Although her work has been sporadic, a measure, perhaps, of the difficulty of sustained innovation, the most persistent aspect of her achievement is the precedence given to the intimate and the domestic in her poems. Long before the publication of Eavan Boland’s groundbreaking volume in English, Nightfeed (1982), which placed the nursing mother and her infant child in a nighttime suburban kitchen at the heart of a poetic universe, Máire Mhac an tSaoi had effected a similar revolution in the language and thematics of poetry in poems such as ’Do Shíle’, ’An Chéad Bhróg’ and ’Comhrá ar Shráid’. The same reversal of values informs later poems such as ’Do Mháiréad sa tSiopa Cóirithe Gruaige’, and ’Codladh an Ghaiscígh’ where the baroque language is matched by unusual intensity and intricacy of feeling.
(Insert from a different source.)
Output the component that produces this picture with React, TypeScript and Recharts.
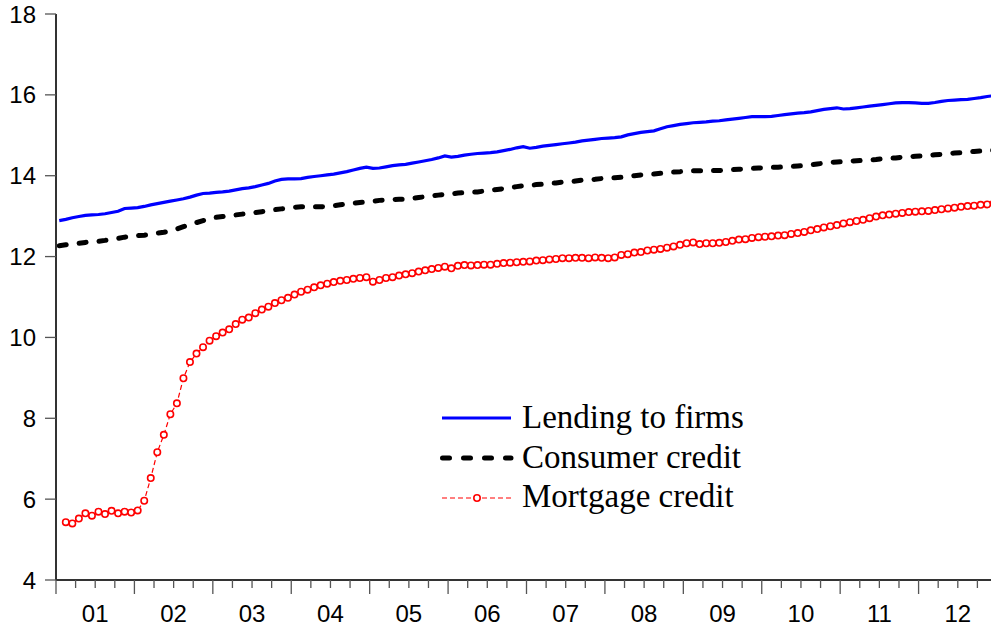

The central ambivalences of her work and the integrity of her own refusal to effect a facile reconciliation between them is still evident in her most recent poems where she continues, despite her own stated religious convictions, to celebrate the independence of women who refuse to be intimidated by the authority of the Church and its moral sanctions. There is a further emotional complication in the more intimate poems as the passage of time causes a deepening tenderness in filial relationships on the one hand and a growing horror on the other at the imminence of physical disintegration, barely assuaged by the consolation of Christian belief. The integrity of her achievement, her subtle interrogation and gradual subversion of prevailing orthodoxies, and her influence on the generation of women poets who emerged in the 1980s has been considerable although understated and, perhaps, insufficiently acknowledged.
[i] According to tradition, Máire Ní Ógáin was the mistress of poet Donnchadh Ruadh MacConmara (1715-1810).